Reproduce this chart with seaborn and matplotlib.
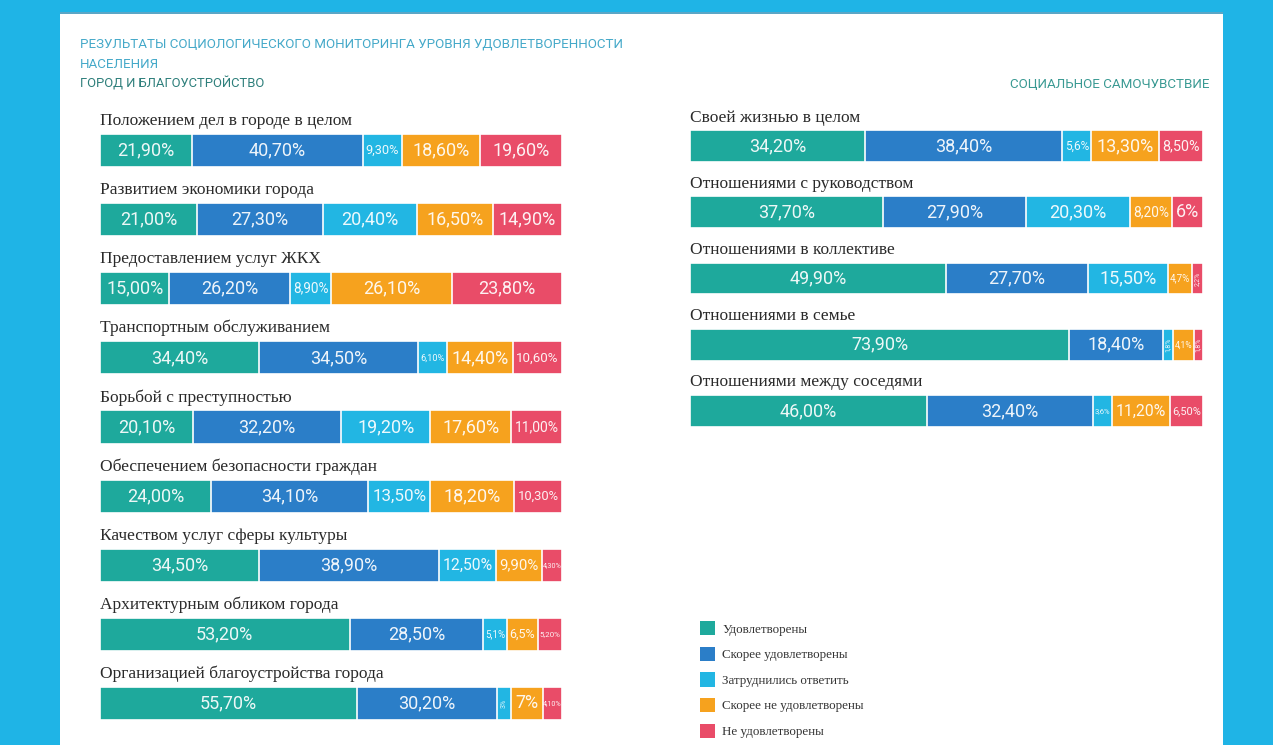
import numpy as np
import pandas as pd
import matplotlib
matplotlib.use("Agg")
import matplotlib.pyplot as plt
from matplotlib.patches import Rectangle, Patch
import seaborn as sns

# ---------------- data ----------------
series_names = ["Удовлетворены", "Скорее удовлетворены", "Затруднились ответить",
                "Скорее не удовлетворены", "Не удовлетворены"]
series_colors = ["#1ea99c", "#2b7ec8", "#22b6e3", "#f6a21e", "#e94c68"]

left_categories = [
    "Положением дел в городе в целом",
    "Развитием экономики города",
    "Предоставлением услуг ЖКХ",
    "Транспортным обслуживанием",
    "Борьбой с преступностью",
    "Обеспечением безопасности граждан",
    "Качеством услуг сферы культуры",
    "Архитектурным обликом города",
    "Организацией благоустройства города",
]
left_satisfied   = [21.9, 21.0, 15.0, 34.4, 20.1, 24.0, 34.5, 53.2, 55.7]
left_rather_sat  = [40.7, 27.3, 26.2, 34.5, 32.2, 34.1, 38.9, 28.5, 30.2]
left_hard        = [9.3, 20.4, 8.9, 6.1, 19.2, 13.5, 12.5, 5.1, 3.0]
left_rather_not  = [18.6, 16.5, 26.1, 14.4, 17.6, 18.2, 9.9, 6.5, 7.0]
left_not         = [19.6, 14.9, 23.8, 10.6, 11.0, 10.3, 4.3, 5.2, 4.1]
left_labels = [
    ["21,90%", "40,70%", "9,30%", "18,60%", "19,60%"],
    ["21,00%", "27,30%", "20,40%", "16,50%", "14,90%"],
    ["15,00%", "26,20%", "8,90%", "26,10%", "23,80%"],
    ["34,40%", "34,50%", "6,10%", "14,40%", "10,60%"],
    ["20,10%", "32,20%", "19,20%", "17,60%", "11,00%"],
    ["24,00%", "34,10%", "13,50%", "18,20%", "10,30%"],
    ["34,50%", "38,90%", "12,50%", "9,90%", "4,30%"],
    ["53,20%", "28,50%", "5,1%", "6,5%", "5,20%"],
    ["55,70%", "30,20%", "3%", "7%", "4,10%"],
]

right_categories = [
    "Своей жизнью в целом",
    "Отношениями с руководством",
    "Отношениями в коллективе",
    "Отношениями в семье",
    "Отношениями между соседями",
]
right_satisfied  = [34.2, 37.7, 49.9, 73.9, 46.0]
right_rather_sat = [38.4, 27.9, 27.7, 18.4, 32.4]
right_hard       = [5.6, 20.3, 15.5, 1.8, 3.6]
right_rather_not = [13.3, 8.2, 4.7, 4.1, 11.2]
right_not        = [8.5, 6.0, 2.2, 1.8, 6.5]
right_labels = [
    ["34,20%", "38,40%", "5,6%", "13,30%", "8,50%"],
    ["37,70%", "27,90%", "20,30%", "8,20%", "6%"],
    ["49,90%", "27,70%", "15,50%", "4,7%", "2,2%"],
    ["73,90%", "18,40%", "1,8%", "4,1%", "1,8%"],
    ["46,00%", "32,40%", "3,6%", "11,20%", "6,50%"],
]

title_line1 = "РЕЗУЛЬТАТЫ СОЦИОЛОГИЧЕСКОГО МОНИТОРИНГА УРОВНЯ УДОВЛЕТВОРЕННОСТИ"
title_line2 = "НАСЕЛЕНИЯ"
left_heading = "ГОРОД И БЛАГОУСТРОЙСТВО"
right_heading = "СОЦИАЛЬНОЕ САМОЧУВСТВИЕ"

# ---------------- style ----------------
sns.set_theme(style="white")
SANS = ["Roboto", "DejaVu Sans"]
SERIF = ["Liberation Serif", "DejaVu Serif"]
plt.rcParams["font.family"] = SANS

W, H = 1273, 745
fig = plt.figure(figsize=(W / 100, H / 100), dpi=100)
fig.patch.set_facecolor("#1fb4e6")
# white page panel
fig.add_artist(Rectangle((60 / W, 0), (1223 - 60) / W, (H - 13) / H,
                         transform=fig.transFigure, facecolor="white",
                         edgecolor="none", zorder=0))
fig.add_artist(Rectangle((60 / W, (H - 14) / H), (1223 - 60) / W, 2 / H,
                         transform=fig.transFigure, facecolor="#5aa6c6",
                         edgecolor="none", zorder=0))


def px_box(x0, y0, x1, y1):
    return [x0 / W, 1 - y1 / H, (x1 - x0) / W, (y1 - y0) / H]


def draw_panel(ax, cats, cols, labels, ax_px_width):
    vals = np.array(cols, dtype=float).T  # rows x series
    shares = vals / vals.sum(axis=1, keepdims=True) * 100
    cum = np.cumsum(shares, axis=1)
    df = pd.DataFrame({"category": cats})
    for k in range(5):
        df[f"c{k}"] = cum[:, k]
    for k in range(4, -1, -1):
        sns.barplot(data=df, x=f"c{k}", y="category", orient="h",
                    color=series_colors[k], saturation=1, width=0.48,
                    edgecolor="white", linewidth=1.2, errorbar=None, ax=ax)
    n = len(cats)
    ax.set_xlim(0, 100)
    ax.set_ylim(n - 0.5, -0.5)
    ax.set_axis_off()
    for i in range(n):
        ax.text(0, i - 0.31, cats[i], family=SERIF, fontsize=12.5,
                color="#2a2a2a", va="bottom", ha="left")
        start = 0.0
        for k in range(5):
            s = shares[i, k]
            lab = labels[i][k]
            seg_px = s / 100 * ax_px_width
            cx = start + s / 2
            start += s
            if seg_px < 14:
                ax.text(cx, i, lab, ha="center", va="center", rotation=90,
                        fontsize=5, color="white", alpha=0.9)
                continue
            fs = 0.92 * seg_px * 72 / (100 * 0.56 * len(lab))
            fs = max(5.2, min(13.0, fs))
            ax.text(cx, i, lab, ha="center", va="center", fontsize=fs,
                    color="white", alpha=0.92)


axL = fig.add_axes(px_box(100, 116, 562, 738))
draw_panel(axL, left_categories,
           [left_satisfied, left_rather_sat, left_hard, left_rather_not, left_not],
           left_labels, 462)

axR = fig.add_axes(px_box(690, 113, 1203, 444))
draw_panel(axR, right_categories,
           [right_satisfied, right_rather_sat, right_hard, right_rather_not, right_not],
           right_labels, 513)

# titles
fig.text(80 / W, 1 - 44 / H, title_line1, fontsize=9.6, color="#45a9c9",
         va="center", ha="left")
fig.text(80 / W, 1 - 64 / H, title_line2, fontsize=9.6, color="#45a9c9",
         va="center", ha="left")
fig.text(80 / W, 1 - 84 / H, left_heading, fontsize=9.4, color="#2e7f7b",
         va="center", ha="left")
fig.text(1210 / W, 1 - 84 / H, right_heading, fontsize=9.6, color="#3a9a93",
         va="center", ha="right")

# legend
handles = [Patch(facecolor=c, edgecolor="none") for c in series_colors]
leg = fig.legend(handles, series_names, loc="upper left",
                 bbox_to_anchor=(695 / W, 1 - 616 / H),
                 bbox_transform=fig.transFigure, frameon=False,
                 prop={"family": SERIF, "size": 9.4}, labelspacing=0.85,
                 handlelength=1.15, handleheight=1.3, handletextpad=0.55,
                 borderaxespad=0)
for t in leg.get_texts():
    t.set_color("#333333")

fig.savefig("out.png", dpi=100, facecolor=fig.get_facecolor())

Your task ::
Transcribe the material as is, with images omitted.

Expected answer ::
Reproduce this chart with seaborn and matplotlib.
import numpy as np
import pandas as pd
import matplotlib
matplotlib.use("Agg")
import matplotlib.pyplot as plt
from matplotlib.patches import Rectangle, Patch
import seaborn as sns

# ---------------- data ----------------
series_names = ["Удовлетворены", "Скорее удовлетворены", "Затруднились ответить",
                "Скорее не удовлетворены", "Не удовлетворены"]
series_colors = ["#1ea99c", "#2b7ec8", "#22b6e3", "#f6a21e", "#e94c68"]

left_categories = [
    "Положением дел в городе в целом",
    "Развитием экономики города",
    "Предоставлением услуг ЖКХ",
    "Транспортным обслуживанием",
    "Борьбой с преступностью",
    "Обеспечением безопасности граждан",
    "Качеством услуг сферы культуры",
    "Архитектурным обликом города",
    "Организацией благоустройства города",
]
left_satisfied   = [21.9, 21.0, 15.0, 34.4, 20.1, 24.0, 34.5, 53.2, 55.7]
left_rather_sat  = [40.7, 27.3, 26.2, 34.5, 32.2, 34.1, 38.9, 28.5, 30.2]
left_hard        = [9.3, 20.4, 8.9, 6.1, 19.2, 13.5, 12.5, 5.1, 3.0]
left_rather_not  = [18.6, 16.5, 26.1, 14.4, 17.6, 18.2, 9.9, 6.5, 7.0]
left_not         = [19.6, 14.9, 23.8, 10.6, 11.0, 10.3, 4.3, 5.2, 4.1]
left_labels = [
    ["21,90%", "40,70%", "9,30%", "18,60%", "19,60%"],
    ["21,00%", "27,30%", "20,40%", "16,50%", "14,90%"],
    ["15,00%", "26,20%", "8,90%", "26,10%", "23,80%"],
    ["34,40%", "34,50%", "6,10%", "14,40%", "10,60%"],
    ["20,10%", "32,20%", "19,20%", "17,60%", "11,00%"],
    ["24,00%", "34,10%", "13,50%", "18,20%", "10,30%"],
    ["34,50%", "38,90%", "12,50%", "9,90%", "4,30%"],
    ["53,20%", "28,50%", "5,1%", "6,5%", "5,20%"],
    ["55,70%", "30,20%", "3%", "7%", "4,10%"],
]

right_categories = [
    "Своей жизнью в целом",
    "Отношениями с руководством",
    "Отношениями в коллективе",
    "Отношениями в семье",
    "Отношениями между соседями",
]
right_satisfied  = [34.2, 37.7, 49.9, 73.9, 46.0]
right_rather_sat = [38.4, 27.9, 27.7, 18.4, 32.4]
right_hard       = [5.6, 20.3, 15.5, 1.8, 3.6]
right_rather_not = [13.3, 8.2, 4.7, 4.1, 11.2]
right_not        = [8.5, 6.0, 2.2, 1.8, 6.5]
right_labels = [
    ["34,20%", "38,40%", "5,6%", "13,30%", "8,50%"],
    ["37,70%", "27,90%", "20,30%", "8,20%", "6%"],
    ["49,90%", "27,70%", "15,50%", "4,7%", "2,2%"],
    ["73,90%", "18,40%", "1,8%", "4,1%", "1,8%"],
    ["46,00%", "32,40%", "3,6%", "11,20%", "6,50%"],
]

title_line1 = "РЕЗУЛЬТАТЫ СОЦИОЛОГИЧЕСКОГО МОНИТОРИНГА УРОВНЯ УДОВЛЕТВОРЕННОСТИ"
title_line2 = "НАСЕЛЕНИЯ"
left_heading = "ГОРОД И БЛАГОУСТРОЙСТВО"
right_heading = "СОЦИАЛЬНОЕ САМОЧУВСТВИЕ"

# ---------------- style ----------------
sns.set_theme(style="white")
SANS = ["Roboto", "DejaVu Sans"]
SERIF = ["Liberation Serif", "DejaVu Serif"]
plt.rcParams["font.family"] = SANS

W, H = 1273, 745
fig = plt.figure(figsize=(W / 100, H / 100), dpi=100)
fig.patch.set_facecolor("#1fb4e6")
# white page panel
fig.add_artist(Rectangle((60 / W, 0), (1223 - 60) / W, (H - 13) / H,
                         transform=fig.transFigure, facecolor="white",
                         edgecolor="none", zorder=0))
fig.add_artist(Rectangle((60 / W, (H - 14) / H), (1223 - 60) / W, 2 / H,
                         transform=fig.transFigure, facecolor="#5aa6c6",
                         edgecolor="none", zorder=0))


def px_box(x0, y0, x1, y1):
    return [x0 / W, 1 - y1 / H, (x1 - x0) / W, (y1 - y0) / H]


def draw_panel(ax, cats, cols, labels, ax_px_width):
    vals = np.array(cols, dtype=float).T  # rows x series
    shares = vals / vals.sum(axis=1, keepdims=True) * 100
    cum = np.cumsum(shares, axis=1)
    df = pd.DataFrame({"category": cats})
    for k in range(5):
        df[f"c{k}"] = cum[:, k]
    for k in range(4, -1, -1):
        sns.barplot(data=df, x=f"c{k}", y="category", orient="h",
                    color=series_colors[k], saturation=1, width=0.48,
                    edgecolor="white", linewidth=1.2, errorbar=None, ax=ax)
    n = len(cats)
    ax.set_xlim(0, 100)
    ax.set_ylim(n - 0.5, -0.5)
    ax.set_axis_off()
    for i in range(n):
        ax.text(0, i - 0.31, cats[i], family=SERIF, fontsize=12.5,
                color="#2a2a2a", va="bottom", ha="left")
        start = 0.0
        for k in range(5):
            s = shares[i, k]
            lab = labels[i][k]
            seg_px = s / 100 * ax_px_width
            cx = start + s / 2
            start += s
            if seg_px < 14:
                ax.text(cx, i, lab, ha="center", va="center", rotation=90,
                        fontsize=5, color="white", alpha=0.9)
                continue
            fs = 0.92 * seg_px * 72 / (100 * 0.56 * len(lab))
            fs = max(5.2, min(13.0, fs))
            ax.text(cx, i, lab, ha="center", va="center", fontsize=fs,
                    color="white", alpha=0.92)


axL = fig.add_axes(px_box(100, 116, 562, 738))
draw_panel(axL, left_categories,
           [left_satisfied, left_rather_sat, left_hard, left_rather_not, left_not],
           left_labels, 462)

axR = fig.add_axes(px_box(690, 113, 1203, 444))
draw_panel(axR, right_categories,
           [right_satisfied, right_rather_sat, right_hard, right_rather_not, right_not],
           right_labels, 513)

# titles
fig.text(80 / W, 1 - 44 / H, title_line1, fontsize=9.6, color="#45a9c9",
         va="center", ha="left")
fig.text(80 / W, 1 - 64 / H, title_line2, fontsize=9.6, color="#45a9c9",
         va="center", ha="left")
fig.text(80 / W, 1 - 84 / H, left_heading, fontsize=9.4, color="#2e7f7b",
         va="center", ha="left")
fig.text(1210 / W, 1 - 84 / H, right_heading, fontsize=9.6, color="#3a9a93",
         va="center", ha="right")

# legend
handles = [Patch(facecolor=c, edgecolor="none") for c in series_colors]
leg = fig.legend(handles, series_names, loc="upper left",
                 bbox_to_anchor=(695 / W, 1 - 616 / H),
                 bbox_transform=fig.transFigure, frameon=False,
                 prop={"family": SERIF, "size": 9.4}, labelspacing=0.85,
                 handlelength=1.15, handleheight=1.3, handletextpad=0.55,
                 borderaxespad=0)
for t in leg.get_texts():
    t.set_color("#333333")

fig.savefig("out.png", dpi=100, facecolor=fig.get_facecolor())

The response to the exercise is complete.